Coco Before Chanel

As I chase down the few remaining Oscar-nominated pictures that I missed in theaters, I come to Coco Before Chanel, which, as the title suggests, is a look at the early life of fashion designer Coco Chanel. As one would expect of a film about a fashion designer, the movie picked up a well-earned nomination for costume designer Catherine Leterrier.

Beyond the costumes, this film is a respectful, at times too-reverent examination of Chanel, who was dumped in an orphanage by her father, struggled to make it is as a singer, and then ended up revolutionizing women's style in pre-World War I France. But at the heart of it I found the film a little dull.
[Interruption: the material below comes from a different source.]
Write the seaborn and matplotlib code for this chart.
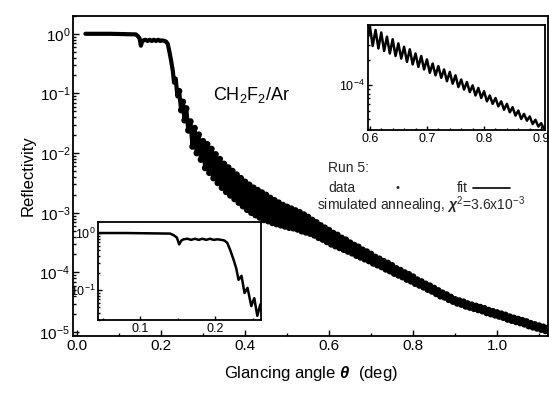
import numpy as np
import pandas as pd
import matplotlib
matplotlib.use("Agg")
import matplotlib.pyplot as plt
import seaborn as sns
from matplotlib.ticker import MultipleLocator, LogLocator, NullFormatter, FormatStrFormatter

# ==========================================
# data (log10 of reflectivity)
# ==========================================
angle_front = [0.020, 0.050, 0.080, 0.110, 0.140, 0.145, 0.149, 0.152, 0.155, 0.158,
               0.163, 0.168, 0.173, 0.178, 0.183, 0.188, 0.193, 0.198, 0.203, 0.208,
               0.212, 0.216, 0.220, 0.224, 0.228, 0.231, 0.235, 0.239, 0.243, 0.248,
               0.252, 0.256, 0.260, 0.265]
logr_front = [0.00, 0.00, 0.00, -0.005, -0.01, -0.04, -0.08, -0.20, -0.13, -0.11,
              -0.10, -0.12, -0.10, -0.12, -0.10, -0.12, -0.10, -0.12, -0.11, -0.12,
              -0.13, -0.17, -0.30, -0.45, -0.62, -0.82, -0.75, -1.05, -0.96, -1.28,
              -1.14, -1.45, -1.25, -1.62]

# fringe maxima
angle_peak = [0.27, 0.28, 0.29, 0.30, 0.31, 0.32, 0.33, 0.34, 0.35, 0.36,
              0.37, 0.38, 0.39, 0.40, 0.41, 0.42, 0.43, 0.44, 0.45, 0.46,
              0.47, 0.48, 0.49, 0.50, 0.51, 0.52, 0.53, 0.54, 0.55, 0.56,
              0.57, 0.58, 0.59, 0.60, 0.61, 0.62, 0.63, 0.64, 0.65, 0.66,
              0.67, 0.68, 0.69, 0.70, 0.71, 0.72, 0.73, 0.74, 0.75, 0.76,
              0.77, 0.78, 0.79, 0.80, 0.81, 0.82, 0.83, 0.84, 0.85, 0.86,
              0.87, 0.88, 0.89, 0.90, 0.91, 0.92, 0.93, 0.94, 0.95, 0.96,
              0.97, 0.98, 0.99, 1.00, 1.01, 1.02, 1.03, 1.04, 1.05, 1.06,
              1.07, 1.08, 1.09, 1.10, 1.11, 1.12]
logr_peak = [-1.47, -1.58, -1.69, -1.80, -1.85, -1.93, -2.02, -2.10, -2.18, -2.24,
             -2.30, -2.36, -2.42, -2.48, -2.53, -2.58, -2.62, -2.66, -2.70, -2.75,
             -2.79, -2.83, -2.87, -2.90, -2.93, -2.96, -2.99, -3.03, -3.07, -3.12,
             -3.16, -3.21, -3.25, -3.29, -3.34, -3.37, -3.42, -3.45, -3.50, -3.54,
             -3.57, -3.62, -3.65, -3.69, -3.74, -3.77, -3.81, -3.84, -3.88, -3.93,
             -3.96, -4.00, -4.03, -4.07, -4.12, -4.15, -4.19, -4.22, -4.26, -4.30,
             -4.34, -4.37, -4.41, -4.45, -4.47, -4.49, -4.52, -4.54, -4.56, -4.58,
             -4.60, -4.63, -4.65, -4.67, -4.69, -4.71, -4.74, -4.76, -4.78, -4.80,
             -4.82, -4.85, -4.87, -4.89, -4.91, -4.93]

# fringe minima
angle_dip = [0.275, 0.285, 0.295, 0.305, 0.315, 0.325, 0.335, 0.345, 0.355, 0.365,
             0.375, 0.385, 0.395, 0.405, 0.415, 0.425, 0.435, 0.445, 0.455, 0.465,
             0.475, 0.485, 0.495, 0.505, 0.515, 0.525, 0.535, 0.545, 0.555, 0.565,
             0.575, 0.585, 0.595, 0.605, 0.615, 0.625, 0.635, 0.645, 0.655, 0.665,
             0.675, 0.685, 0.695, 0.705, 0.715, 0.725, 0.735, 0.745, 0.755, 0.765,
             0.775, 0.785, 0.795, 0.805, 0.815, 0.825, 0.835, 0.845, 0.855, 0.865,
             0.875, 0.885, 0.895, 0.905, 0.915, 0.925, 0.935, 0.945, 0.955, 0.965,
             0.975, 0.985, 0.995, 1.005, 1.015, 1.025, 1.035, 1.045, 1.055, 1.065,
             1.075, 1.085, 1.095, 1.105, 1.115]
logr_dip = [-1.89, -2.00, -2.11, -2.25, -2.33, -2.42, -2.50, -2.58, -2.65, -2.71,
            -2.77, -2.83, -2.89, -2.95, -3.00, -3.04, -3.08, -3.12, -3.14, -3.17,
            -3.19, -3.21, -3.23, -3.25, -3.26, -3.28, -3.31, -3.33, -3.35, -3.38,
            -3.42, -3.45, -3.49, -3.53, -3.56, -3.59, -3.62, -3.65, -3.68, -3.72,
            -3.75, -3.78, -3.81, -3.85, -3.88, -3.91, -3.95, -3.98, -4.02, -4.05,
            -4.08, -4.12, -4.15, -4.19, -4.22, -4.25, -4.29, -4.32, -4.36, -4.40,
            -4.42, -4.46, -4.49, -4.52, -4.54, -4.57, -4.59, -4.61, -4.63, -4.65,
            -4.68, -4.70, -4.72, -4.74, -4.76, -4.79, -4.81, -4.83, -4.85, -4.87,
            -4.90, -4.92, -4.94, -4.96, -4.98]

main_yticks = [1e-5, 1e-4, 1e-3, 1e-2, 1e-1, 1e0]

angle = np.array(angle_front + angle_peak + angle_dip)
logr = np.array(logr_front + logr_peak + logr_dip)
order = np.argsort(angle)
df = pd.DataFrame({"angle": angle[order], "refl": 10 ** logr[order]})

# ==========================================
# style
# ==========================================
sns.set_theme(style="ticks")
plt.rcParams['font.family'] = ['Liberation Sans', 'DejaVu Sans']
plt.rcParams['mathtext.fontset'] = 'custom'
plt.rcParams['mathtext.rm'] = 'Liberation Sans'
plt.rcParams['mathtext.it'] = 'Liberation Sans:italic:bold'
plt.rcParams['mathtext.bf'] = 'Liberation Sans:bold'


def style_axes(a, size, major_len=4, minor_len=2):
    for s in a.spines.values():
        s.set_linewidth(1.3)
        s.set_color("black")
    a.tick_params(which="both", direction="in", top=False, right=False,
                  colors="black", labelsize=size, width=1.0, pad=2)
    a.tick_params(which="major", length=major_len)
    a.tick_params(which="minor", length=minor_len)


fig = plt.figure(figsize=(5.49, 3.96), dpi=100)
ax = fig.add_axes([0.133, 0.1515, 0.865, 0.8085])

sns.lineplot(data=df, x="angle", y="refl", ax=ax, color="black", lw=3.0,
             sort=False, estimator=None)
sns.scatterplot(data=df[df.angle > 0.24], x="angle", y="refl", ax=ax, color="black",
                s=22, edgecolor="none")
ax.set_yscale("log")
ax.set_xlim(-0.0095, 1.121)
ax.set_ylim(8.6e-6, 2.0)
ax.set_yticks(main_yticks)
ax.yaxis.set_minor_locator(LogLocator(base=10, subs=np.arange(2, 10)))
ax.yaxis.set_minor_formatter(NullFormatter())
ax.xaxis.set_major_locator(MultipleLocator(0.2))
ax.xaxis.set_minor_locator(MultipleLocator(0.1))
ax.xaxis.set_major_formatter(FormatStrFormatter("%.1f"))
style_axes(ax, 11)
ax.set_xlabel(r"Glancing angle $\theta$  (deg)", fontsize=12, labelpad=8, color="black")
ax.set_ylabel("Reflectivity", fontsize=12, labelpad=3, color="black")

ax.text(0.295, 0.753, r"CH$_2$F$_2$/Ar", transform=ax.transAxes, fontsize=13,
        va="center", ha="left", color="black")
ax.text(0.537, 0.525, "Run 5:", transform=ax.transAxes, fontsize=10, va="center")
ax.text(0.537, 0.4625, "data", transform=ax.transAxes, fontsize=10, va="center")
ax.text(0.684, 0.4625, "\u2022", transform=ax.transAxes, fontsize=8, va="center",
        ha="center")
ax.text(0.808, 0.4625, "fit", transform=ax.transAxes, fontsize=10, va="center")
ax.plot([0.842, 0.92], [0.4625, 0.4625], transform=ax.transAxes, color="black", lw=1.2)
ax.text(0.514, 0.409, r"simulated annealing, $\chi^2$=3.6x10$^{-3}$",
        transform=ax.transAxes, fontsize=10, va="center")

# ==========================================
# inset: high-angle fringes
# ==========================================
ax_tr = fig.add_axes([0.670, 0.672, 0.322, 0.265])
sub = df[(df.angle > 0.58) & (df.angle < 0.93)]
sns.lineplot(data=sub, x="angle", y="refl", ax=ax_tr, color="black", lw=1.8,
             sort=False, estimator=None)
ax_tr.set_yscale("log")
ax_tr.set_xlim(0.5965, 0.906)
ax_tr.set_ylim(10 ** -4.53, 10 ** -3.28)
ax_tr.set_yticks([1e-4])
ax_tr.yaxis.set_minor_locator(LogLocator(base=10, subs=np.arange(2, 10)))
ax_tr.yaxis.set_minor_formatter(NullFormatter())
ax_tr.xaxis.set_major_locator(MultipleLocator(0.1))
ax_tr.xaxis.set_minor_locator(MultipleLocator(0.02))
ax_tr.xaxis.set_major_formatter(FormatStrFormatter("%.1f"))
style_axes(ax_tr, 9, 3, 1.5)
ax_tr.set_xlabel("")
ax_tr.set_ylabel("")

# ==========================================
# inset: critical angle region
# ==========================================
ax_bl = fig.add_axes([0.1785, 0.192, 0.297, 0.247])
sub = df[df.angle < 0.27]
sns.lineplot(data=sub, x="angle", y="refl", ax=ax_bl, color="black", lw=1.8,
             sort=False, estimator=None)
ax_bl.set_yscale("log")
ax_bl.set_xlim(0.044, 0.261)
ax_bl.set_ylim(0.03, 1.55)
ax_bl.set_yticks([1e-1, 1e0])
ax_bl.yaxis.set_minor_locator(LogLocator(base=10, subs=np.arange(2, 10)))
ax_bl.yaxis.set_minor_formatter(NullFormatter())
ax_bl.xaxis.set_major_locator(MultipleLocator(0.1))
ax_bl.xaxis.set_minor_locator(MultipleLocator(0.05))
ax_bl.xaxis.set_major_formatter(FormatStrFormatter("%.1f"))
style_axes(ax_bl, 9, 3, 1.5)
ax_bl.set_xlabel("")
ax_bl.set_ylabel("")

plt.savefig("out.png", dpi=100)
As anyone who has ever seen my wardrobe, I know nothing about fashion and have little interest in it. The film, directed by Anne Fontaine, does give the viewer a decent understanding of what made Chanel so revolutionary (she was the only fashion personality named in Time Magazine's Top 100 people of the century). In an era when women covered themselves with feathers and baubles to show their wealth, Chanel used the simplicity of men's fashion to stand out. Perhaps most importantly she did not wear a corset, which allowed women to have a measure of freedom, letting it all hang out.

But those things could be expressed in a documentary. This film is a narrative, and doesn't exactly crackle with drama. After a prologue in the orphanage, we pick her up as a singer in a saloon, where she meets a bumptious millionaire (Benoit Poelvoorde). She later shows up at his estate and kind of installs herself as a mistress. Later she falls in love with his friend, a British coal merchant (Alessandro Nivola) who encourages her individuality. Their relationship becomes complicated, though, and ends badly. That pretty much defines the conflict of the film.

Audrey Tatou is Chanel, and it is easy to see why the makers of the film would have abandoned the project without her participation. She looks a great deal like her subject and lifts the film out of its doldrums with an intense performance.

I read in the Wikipedia article on the film that there was some controversy about it because it did not address her collaboration with the Nazis. This is interesting, considering the film ends before the outbreak of World War I. Perhaps there are more movies to be made about this woman (indeed, there is one in the works about her relationship with Igor Stravinsky, who is not seen in this one).